Alberta’s barley breeding program has successfully developed and introduced several new varieties of barley to both domestic and international markets. Some examples include:
- AB Advantage, AB Wrangler and AB Tofield, and a highly sought after (but yet unnamed) variety, which are for feeding domestic livestock
- AB Lowe and AB Brewnet, which are now used for the growing craft brewing market
“Olds College sits in the heartland of central Alberta’s agriculture belt and is a leader in agriculture education in our province. This new research mandate significantly increases the college’s research capacity, adding to an already forward-thinking agriculture research program and leading to more opportunities for students and measureable benefits for Alberta farmers.”
This announcement helps Alberta’s agriculture industry build upon its track record of global applied research collaboration. It will enhance learning opportunities for students, supporting skills for jobs.
Since 1973, the program has been developing enhanced cereal varieties for feed, malt, food and bio-industrial uses, bringing more economic opportunities to Alberta’s agriculture industry.
“This program transfer builds on the strengths of Olds College and will help expand the institution’s overall research capacity. With the barley breeding program at Olds, we will see researchers, producers and industry all at the table to find real-life solutions that will benefit farmers, Alberta consumers and our economy.”
This agreement is part of the Alberta government’s commitment to ensuring farmers and ranchers lead agriculture research priorities - not government. Establishing Results Driven Agriculture Research (RDAR), an arm’s-length, non-profit corporation, is a first step in making sure research funding priorities are producer-led. Over the long term, RDAR will assume ongoing responsibility for the funding agreement with Olds College.

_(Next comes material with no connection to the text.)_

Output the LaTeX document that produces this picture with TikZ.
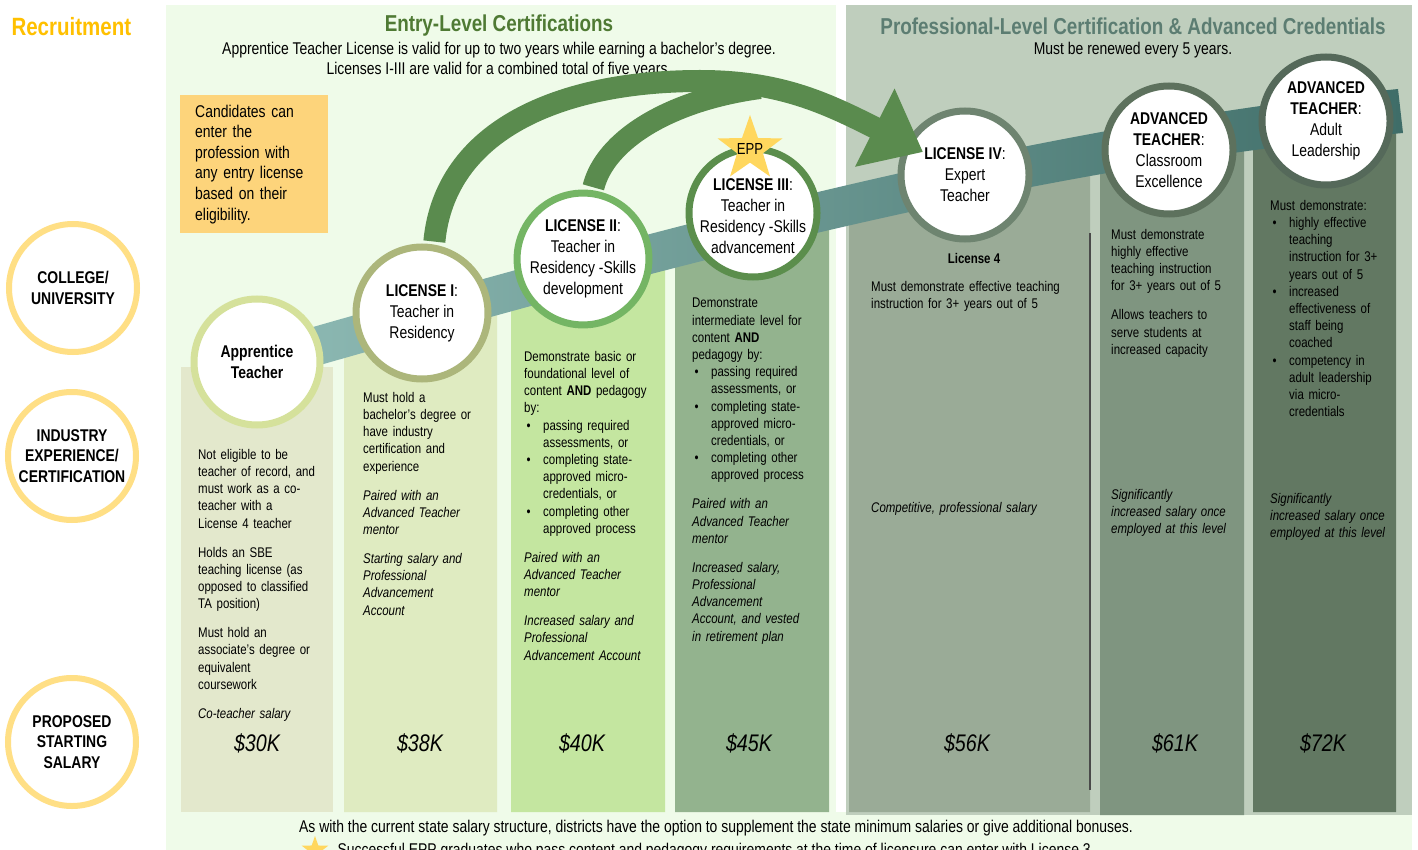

“Olds College welcomes the addition of the Barley/Triticale Research Program to our applied research portfolio. Olds College is focused on delivering research programming that is centred on the needs of producers and industry partners and we are committed to collaborating with key stakeholders throughout the sector in order to sustainably position and grow barley/triticale research here in Alberta.”
“Barley is an important crop in Alberta for both the livestock sector and the brewing industry. We are pleased to see the continuation of a barley breeding centre in our province where over half of Canada’s barley is grown and look forward to working with Olds College in bringing new varieties to market that improve the bottom lines of Alberta farmers.”
Under this new model, agricultural research in Alberta will lead to tangible benefits for farmers, including higher profits, a more abundant food supply at lower cost for Albertans and ultimately a higher quality of life in rural communities.
“RDAR is excited to support the ongoing barley/triticale research at Olds College. The results of this research will directly benefit producers’ competitiveness and profitability as new economic opportunity is discovered. RDAR is where big ideas grow.”
- The Barley/Triticale Research Program comprises breeding, pathology and biotechnology activities in relation to barley and triticale.
- Agriculture and Forestry has reached a memorandum of understanding (MOU) to transition its Barley/Triticale Research Program to Olds College.